### [GOAL OF THE EXERCISE]
Pick out each line in these entries that contains the string "this".

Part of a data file
_ _ _ _ _
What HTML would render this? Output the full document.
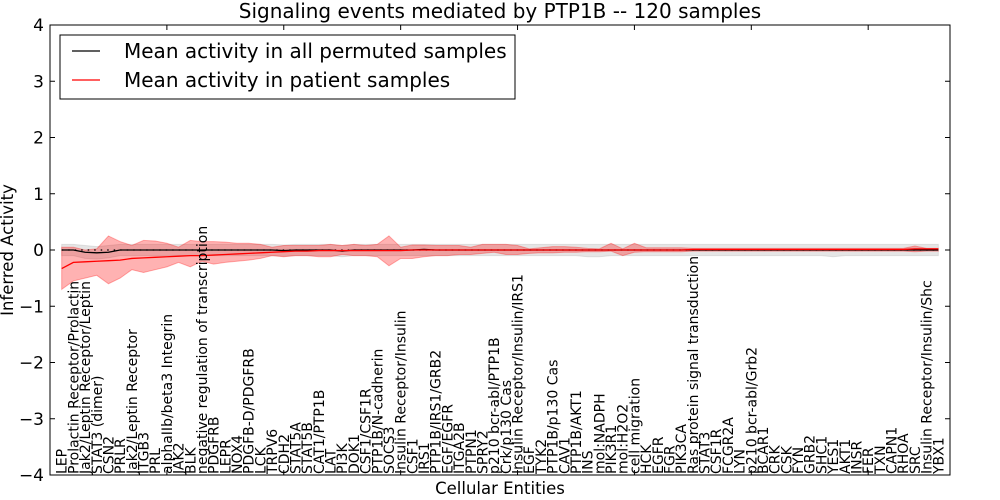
<!DOCTYPE html>
<html><head><meta charset="utf-8"><style>
body{margin:0;background:#fff;}
svg{display:block;font-family:"DejaVu Sans","Liberation Sans",sans-serif;}
</style></head><body>
<svg id="chart" width="1000" height="500">
<text x="500" y="18" text-anchor="middle" font-size="20">Signaling events mediated by PTP1B -- 120 samples</text>
<text x="500" y="494" text-anchor="middle" font-size="16.5">Cellular Entities</text>
<text transform="translate(13,250) rotate(-90)" text-anchor="middle" font-size="16.5">Inferred Activity</text>
<g id="plot"></g>
<rect x="50" y="25" width="900" height="450" fill="none" stroke="#000" stroke-width="1"/>
<g>
<rect x="60" y="35" width="455" height="64" fill="#fff" stroke="#000"/>
<line x1="72" y1="51" x2="100" y2="51" stroke="#000" stroke-width="1.2"/>
<text x="124" y="58" font-size="20">Mean activity in all permuted samples</text>
<line x1="72" y1="80" x2="100" y2="80" stroke="#f00" stroke-width="1.2"/>
<text x="124" y="87" font-size="20">Mean activity in patient samples</text>
</g>
</svg>
<script>
const categories=["LEP","Prolactin Receptor/Prolactin","Jak2/Leptin Receptor/Leptin","STAT3 (dimer)","CSN2","PRLR","Jak2/Leptin Receptor","ITGB3","PRL","alphaIIb/beta3 Integrin","JAK2","BLK","negative regulation of transcription","PDGFRB","LEPR","NOX4","PDGFB-D/PDGFRB","LCK","TRPV6","CDH2","STAT5A","STAT5B","CAT1/PTP1B","LAT","PI3K","DOK1","CSF1/CSF1R","PTP1B/N-cadherin","SOCS3","Insulin Receptor/Insulin","CSF1","IRS1","PTP1B/IRS1/GRB2","EGF/EGFR","ITGA2B","PTPN1","SPRY2","p210 bcr-abl/PTP1B","Crk/p130 Cas","Insulin Receptor/Insulin/IRS1","EGF","TYK2","PTP1B/p130 Cas","CAV1","PTP1B/AKT1","INS","mol:NADPH","PIK3R1","mol:H2O2","cell migration","HCK","EGFR","FGR","PIK3CA","Ras protein signal transduction","STAT3","CSF1R","FCGR2A","LYN","p210 bcr-abl/Grb2","BCAR1","CRK","CSK","FYN","GRB2","SHC1","YES1","AKT1","INSR","FER","TXN","CAPN1","RHOA","SRC","Insulin Receptor/Insulin/Shc","YBX1"];
const patientMean=[-0.33,-0.22,-0.21,-0.2,-0.19,-0.18,-0.15,-0.14,-0.13,-0.12,-0.11,-0.1,-0.1,-0.09,-0.08,-0.07,-0.06,-0.05,-0.04,-0.03,-0.02,-0.02,-0.01,-0.01,-0.01,-0.01,-0.01,-0.01,-0.01,-0.01,0,0,0,0,0,0,0,0,0,0,0,0,0,0,0,0,0,0,0,0,0,0,0,0,0.01,0.01,0.01,0.01,0.01,0.01,0.01,0.01,0.01,0.01,0.01,0.01,0.01,0.01,0.01,0.01,0.01,0.01,0.01,0.02,0.02,0.02];
const patientUpper=[0.05,0.05,0.0,0.02,0.25,0.15,0.08,0.17,0.16,0.12,0.05,0.17,0.15,0.15,0.14,0.12,0.12,0.1,0.05,0.08,0.08,0.08,0.08,0.1,0.08,0.1,0.08,0.1,0.25,0.05,0.09,0.09,0.08,0.08,0.08,0.05,0.1,0.1,0.1,0.08,0.02,0.04,0.06,0.06,0.05,0.03,0.02,0.12,0.02,0.12,0.04,0.04,0.04,0.04,0.03,0.03,0.03,0.03,0.03,0.03,0.03,0.03,0.03,0.03,0.03,0.03,0.03,0.03,0.03,0.03,0.03,0.03,0.03,0.07,0.03,0.03];
const patientLower=[-0.7,-0.55,-0.5,-0.45,-0.6,-0.5,-0.35,-0.4,-0.35,-0.3,-0.22,-0.3,-0.2,-0.25,-0.22,-0.2,-0.18,-0.15,-0.1,-0.12,-0.1,-0.1,-0.12,-0.12,-0.08,-0.1,-0.1,-0.12,-0.28,-0.15,-0.15,-0.12,-0.1,-0.1,-0.08,-0.08,-0.06,-0.04,-0.08,-0.08,-0.06,-0.05,-0.05,-0.04,-0.04,-0.03,-0.03,-0.02,-0.1,-0.04,-0.03,-0.03,-0.03,-0.03,-0.02,-0.02,-0.02,-0.02,-0.02,-0.02,-0.02,-0.02,-0.02,-0.02,-0.02,-0.02,-0.02,-0.02,-0.02,-0.02,-0.02,-0.02,-0.02,-0.03,-0.02,-0.02];
const permMean=[0,0,-0.04,-0.05,-0.04,0,0,0,0,0,0,0,0,0,0,0,0,0,0,-0.01,0,0,0,0,-0.02,0,0,0,0,0,0,0.01,0,0,0,0,0,0,0,0,0,0,0,0,0,0,0,0,0,0,0,0,0,0,0,0,0,0,0,0,0,0,0,0,0,0,0,0,0,0,0,0,0,0,0,0];
const permUpper=[0.1,0.1,0.08,0.06,0.08,0.1,0.1,0.1,0.1,0.1,0.1,0.1,0.1,0.1,0.1,0.1,0.1,0.1,0.1,0.09,0.1,0.1,0.1,0.1,0.08,0.1,0.1,0.1,0.1,0.1,0.1,0.1,0.1,0.1,0.1,0.1,0.1,0.1,0.1,0.1,0.1,0.1,0.1,0.1,0.1,0.1,0.1,0.1,0.1,0.1,0.1,0.1,0.1,0.1,0.1,0.1,0.1,0.1,0.1,0.1,0.1,0.1,0.1,0.1,0.1,0.1,0.1,0.1,0.1,0.1,0.1,0.1,0.1,0.1,0.1,0.1];
const permLower=[-0.1,-0.1,-0.15,-0.16,-0.14,-0.1,-0.1,-0.1,-0.1,-0.1,-0.1,-0.1,-0.1,-0.1,-0.1,-0.1,-0.1,-0.1,-0.1,-0.11,-0.1,-0.1,-0.1,-0.1,-0.12,-0.1,-0.1,-0.1,-0.1,-0.1,-0.1,-0.1,-0.1,-0.1,-0.1,-0.1,-0.1,-0.1,-0.1,-0.1,-0.1,-0.1,-0.1,-0.1,-0.1,-0.12,-0.12,-0.1,-0.1,-0.1,-0.1,-0.1,-0.1,-0.1,-0.1,-0.1,-0.1,-0.1,-0.1,-0.1,-0.1,-0.1,-0.1,-0.1,-0.1,-0.1,-0.12,-0.1,-0.1,-0.1,-0.1,-0.1,-0.1,-0.1,-0.1,-0.1];
const yTicks=[4,3,2,1,0,-1,-2,-3,-4];
const xTicks=[0,10,20,30,40,50,60,70];

const NS="http://www.w3.org/2000/svg";
const X=i=>50+(i)*900/77;
const Y=v=>250-v*56.25;
const g=document.getElementById('plot');
function mk(tag,attrs,parent){const e=document.createElementNS(NS,tag);for(const k in attrs)e.setAttribute(k,attrs[k]);(parent||g).appendChild(e);return e;}
function band(up,lo,fill,op,name){
  let d='';up.forEach((v,i)=>{d+=(i?'L':'M')+X(i+1)+','+Y(v);});
  for(let i=lo.length-1;i>=0;i--)d+='L'+X(i+1)+','+Y(lo[i]);
  const p=mk('path',{d:d+'Z',fill:fill,'fill-opacity':op,stroke:fill,'stroke-opacity':op});
  
  
}
function line(vals,color,name,extra){
  const pts=vals.map((v,i)=>X(i+1)+','+Y(v)).join(' ');
  const p=mk('polyline',Object.assign({points:pts,fill:'none',stroke:color,'stroke-width':1.3},extra||{}));
  
  
}
band(permUpper,permLower,'#aaaaaa',0.3,'permuted-band');
band(patientUpper,patientLower,'#ff0000',0.3,'patient-band');
line(permMean.map(()=>0),'#000','zero-reference-line',{'stroke-dasharray':'1.5,5','stroke-width':1.2});
line(permMean,'#000','permuted-mean-line');
line(patientMean,'#f00','patient-mean-line');
yTicks.forEach(v=>{
  const y=Y(v);
  const t1=mk('line',{x1:50,y1:y,x2:55,y2:y,stroke:'#000'});
  
  
  const t2=mk('line',{x1:945,y1:y,x2:950,y2:y,stroke:'#000'});
  
  
  const tx=mk('text',{x:44,y:y+6,'text-anchor':'end','font-size':17});
  tx.textContent=(v<0?'\u2212'+(-v):String(v));
  
  
});
xTicks.forEach(v=>{
  const x=X(v);
  const t=mk('line',{x1:x,y1:25,x2:x,y2:30,stroke:'#000'});
  
  
  const b=mk('line',{x1:x,y1:470,x2:x,y2:475,stroke:'#000'});
  
  
});
categories.forEach((c,i)=>{
  const x=X(i+1)+5;
  const t=mk('text',{transform:'translate('+x+',474) rotate(-90)','font-size':14});
  t.textContent=c;
  
  
});
</script>
</body></html>
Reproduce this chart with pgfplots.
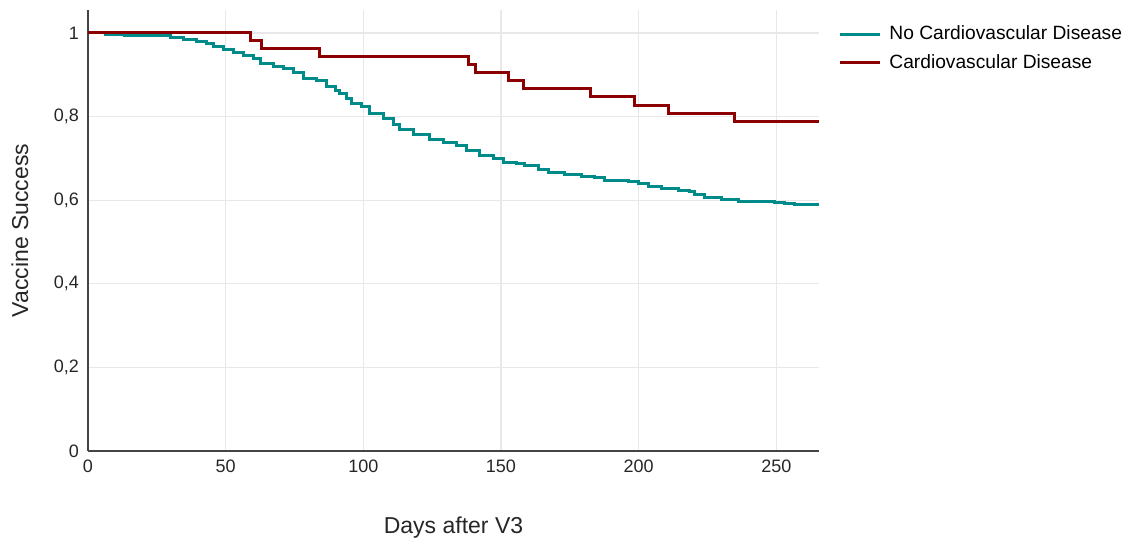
\documentclass[border=0pt]{standalone}
\usepackage{fontspec}
\setmainfont{Liberation Sans}
\usepackage{pgfplots}
\pgfplotsset{compat=1.18}

\definecolor{nocvd}{RGB}{0,139,139}
\definecolor{cvd}{RGB}{139,0,0}
\definecolor{axisgray}{RGB}{68,68,68}
\definecolor{gridgray}{RGB}{232,232,232}

\begin{document}
\begin{tikzpicture}
\path[use as bounding box] (-44pt,-44.5pt) rectangle (521pt,225.5pt);
\begin{axis}[
  at={(0,0)}, anchor=south west,
  scale only axis,
  width=365.5pt, height=220.5pt,
  xmin=0, xmax=265.5,
  ymin=0, ymax=1.055,
  axis lines=left,
  axis line style={-, draw=axisgray, line width=0.8pt},
  xtick={0,50,100,150,200,250},
  ytick={0,0.2,0.4,0.6,0.8,1},
  major tick length=0pt,
  grid=major,
  major grid style={draw=gridgray, line width=0.6pt},
  tick label style={font=\fontsize{9}{10}\selectfont, text=black!85},
  /pgf/number format/assume math mode=true,
  /pgf/number format/use comma,
  xticklabel style={yshift=-1pt},
  yticklabel style={xshift=-1pt},
  xlabel={Days after V3},
  ylabel={Vaccine Success},
  label style={font=\fontsize{11.5}{13}\selectfont, text=black!85},
  xlabel style={at={(axis description cs:0.5,-0.1746)}, anchor=center},
  ylabel style={at={(axis description cs:-0.093,0.5)}, anchor=center},
  legend style={at={(axis description cs:1.026,0.974)}, anchor=north west,
    draw=none, fill=none, font=\fontsize{9.6}{11}\selectfont,
    row sep=1.7pt, inner sep=0pt},
  legend cell align=left,
  legend image code/.code={\draw[#1] (0pt,0pt) -- (20pt,0pt); \path (22pt,0pt);},
]
% Kaplan-Meier curve, patients without cardiovascular disease
\addplot[const plot mark left, color=nocvd, line width=1.5pt] coordinates {
  (0,1.000) (6.2,0.997) (13.4,0.995) (22.5,0.993) (29.8,0.990) (34.6,0.985)
  (39.5,0.979) (43.1,0.974) (45.5,0.967) (49.1,0.961) (52.8,0.954) (56.4,0.947)
  (60.0,0.939) (62.5,0.927) (67.3,0.921) (70.9,0.915) (74.5,0.905) (78.2,0.892)
  (83.0,0.886) (86.7,0.872) (90.0,0.862) (91.5,0.856) (93.9,0.844) (95.7,0.832)
  (99.4,0.825) (102.4,0.808) (107.2,0.796) (110.9,0.780) (113.3,0.768) (118.1,0.758)
  (124.2,0.746) (129.0,0.738) (133.9,0.730) (137.5,0.718) (142.3,0.708) (147.2,0.699)
  (150.8,0.690) (155.7,0.687) (158.7,0.684) (163.5,0.674) (167.2,0.667) (173.2,0.662)
  (179.3,0.656) (184.1,0.655) (187.7,0.647) (196.2,0.644) (199.8,0.639) (203.5,0.632)
  (208.3,0.627) (214.4,0.623) (218.6,0.620) (220.4,0.614) (224.0,0.607) (230.1,0.602)
  (236.1,0.597) (242.2,0.596) (249.5,0.594) (253.1,0.592) (256.7,0.589) (265.5,0.589)
};
\addlegendentry{No Cardiovascular Disease}
% Kaplan-Meier curve, patients with cardiovascular disease
\addplot[const plot mark left, color=cvd, line width=1.5pt] coordinates {
  (0,1.000) (59.1,0.981) (63.1,0.962) (84.0,0.943) (138.2,0.924) (140.8,0.905)
  (152.6,0.886) (158.3,0.866) (182.5,0.847) (198.4,0.827) (210.7,0.807)
  (234.9,0.788) (265.5,0.788)
};
\addlegendentry{Cardiovascular Disease}
\end{axis}
\end{tikzpicture}
\end{document}
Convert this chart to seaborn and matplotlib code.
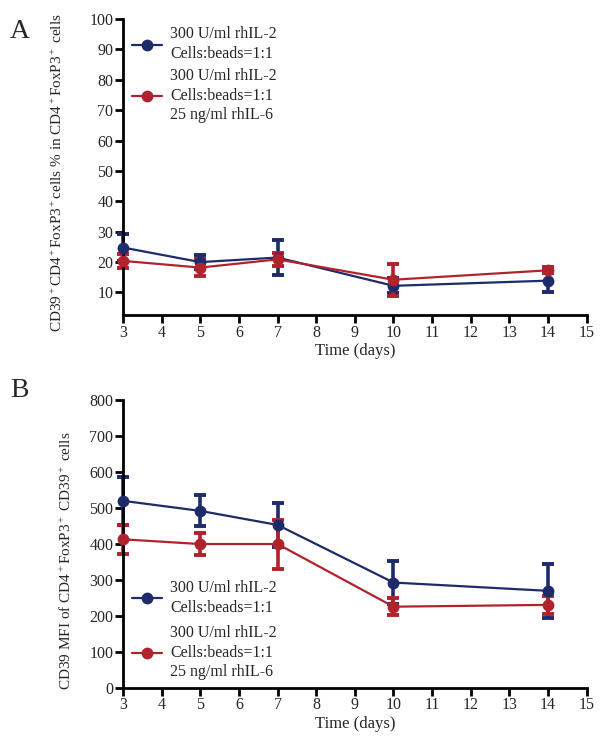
_ _ _ _ _
### [WORKED ANSWER]
What HTML would render this? Output the full document.
Reproduce this chart with pgfplots.
Convert this chart to seaborn and matplotlib code.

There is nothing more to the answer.